Schema Design for Staged and Delta Extraction¶
This guide defines schema constraints for multi-pass extraction (staged and delta contracts use the same catalog and identity concepts).
Identity requirements¶
- Root must expose reliable
graph_id_fields. - Entity models should define required, extractable identity fields.
- Identity examples are mandatory for robust ID discovery prompts.
- Avoid long free-text identifiers.
Identity examples for list-entities can be provided in either (or both) of these ways; the catalog collects from both:
- Parent field: list-of-dict examples on the field that contains the list (e.g. studies = Field(examples=[{"study_id": "3.1", "objective": "..."}])).
- Child model's identity fields: scalar examples on the entity's graph_id_fields (e.g. study_id = Field(examples=["3.1", "STUDY-BINDER-MW"])). These are included in the catalog so the LLM sees concrete valid-ID examples.
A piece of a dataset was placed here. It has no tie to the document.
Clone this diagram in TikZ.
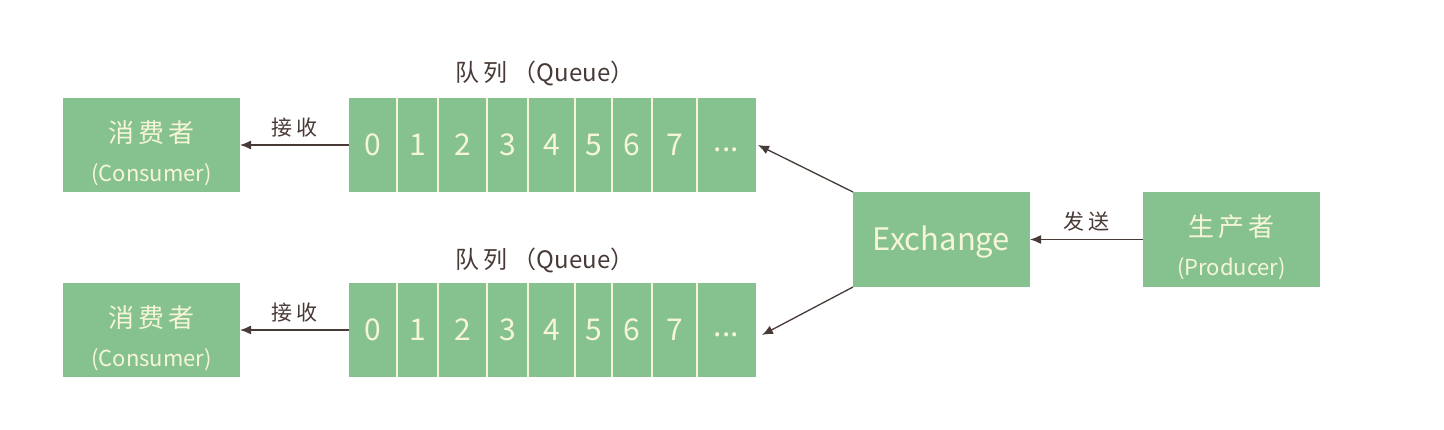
\documentclass[tikz,border=0pt]{standalone}
\usepackage{fontspec}
\setmainfont{Noto Sans CJK SC}
\usetikzlibrary{arrows.meta}
\definecolor{boxgreen}{RGB}{134,194,143}
\definecolor{boxtext}{RGB}{246,246,214}
\definecolor{arrowc}{RGB}{72,58,54}
\begin{document}
\begin{tikzpicture}[x=1pt,y=-1pt,
  gbox/.style={fill=boxgreen,draw=none,inner sep=0pt,outer sep=0pt,text=boxtext,align=center},
  cell/.style={gbox,minimum height=94pt,anchor=west,font=\fontsize{30}{32}\selectfont},
  sep/.style={draw=boxtext,line width=2pt},
  conn/.style={draw=arrowc,line width=1.3pt,-{Latex[length=11pt,width=9pt]}},
  lbl/.style={text=arrowc,font=\fontsize{21}{24}\selectfont}
]
\useasboundingbox (0,0) rectangle (1444,430);
\fill[white] (0,0) rectangle (1444,430);

% consumers
\node[gbox,minimum width=177pt,minimum height=94pt] (c1) at (151.5,145)
  {{\fontsize{26}{30}\selectfont\rule{0pt}{38pt}消\,费\,者}\\[18pt]{\fontsize{22}{24}\selectfont (Consumer)}};
\node[gbox,minimum width=177pt,minimum height=94pt] (c2) at (151.5,330)
  {{\fontsize{26}{30}\selectfont\rule{0pt}{38pt}消\,费\,者}\\[18pt]{\fontsize{22}{24}\selectfont (Consumer)}};

% queues
\foreach \q/\y in {a/145,b/330}{
  \node[cell,minimum width=48pt] (\q0) at (349,\y) {0};
  \node[cell,minimum width=41pt] (\q1) at (\q0.east) {1};
  \node[cell,minimum width=49pt] (\q2) at (\q1.east) {2};
  \node[cell,minimum width=41pt] (\q3) at (\q2.east) {3};
  \node[cell,minimum width=47pt] (\q4) at (\q3.east) {4};
  \node[cell,minimum width=37pt] (\q5) at (\q4.east) {5};
  \node[cell,minimum width=40pt] (\q6) at (\q5.east) {6};
  \node[cell,minimum width=45pt] (\q7) at (\q6.east) {7};
  \node[cell,minimum width=59pt] (\q8) at (\q7.east) {\raisebox{-7pt}[0pt][0pt]{...}};
  \foreach \i in {0,...,7}{
    \draw[sep] (\q\i.north east) -- (\q\i.south east);
  }
}
\node[lbl,font=\fontsize{24}{26}\selectfont] (qla) at (545,73) {队\,列 （Queue）};
\node[lbl,font=\fontsize{24}{26}\selectfont] (qlb) at (545,260) {队\,列 （Queue）};

% exchange and producer
\node[gbox,minimum width=177pt,minimum height=95pt,font=\fontsize{31}{34}\selectfont] (ex) at (941.5,239.5) {\rule{0pt}{30pt}Exchange};
\node[gbox,minimum width=177pt,minimum height=95pt] (pr) at (1231.5,239.5)
  {{\fontsize{26}{30}\selectfont\rule{0pt}{38pt}生\,产\,者}\\[18pt]{\fontsize{22}{24}\selectfont (Producer)}};

% connectors
\draw[conn] (a0.west) -- (c1.east) node[lbl,midway,above=4pt] (r1) {接\,收};
\draw[conn] (b0.west) -- (c2.east) node[lbl,midway,above=4pt] (r2) {接\,收};
\draw[conn] (ex.north west) -- ([xshift=2pt]a8.east);
\draw[conn] (ex.south west) -- ([xshift=6pt,yshift=-5pt]b8.east);
\draw[conn] (pr.west) -- (ex.east) node[lbl,midway,above=4pt] (s1) {发\,送};
\end{tikzpicture}
\end{document}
Prefer short, document-derived ID examples (section numbers, figure/table labels, named items). Do not use section or chapter titles as entity identities.
Parent linkage requirements¶
- Child paths must have resolvable parent paths.
- Parent identity must be discoverable before child attachment.
- Local child IDs should be disambiguated by parent context when needed.
Components and edges¶
- Components use
is_entity=False. - Components participating in graph relationships should be attached via
edge(label=...). - Keep component payloads concise and extraction-friendly.
Complexity limits¶
- Prefer 2-4 depth levels.
- Reduce fan-out where possible.
- Split very broad domains into focused templates.
Delta-specific additions¶
- Keep extracted properties flat.
- Enforce exact catalog path usage.
- Favor fields that stabilize cross-batch identity and reconciliation.
- Provide canonicalization instructions in field descriptions.
Quality-readiness checklist¶
- Root identity present and stable.
- Entity IDs required and exemplified.
- Parent-child paths deterministic.
- No critical fields hidden only in deeply nested branches.
- Relationship-bearing fields have explicit edge labels.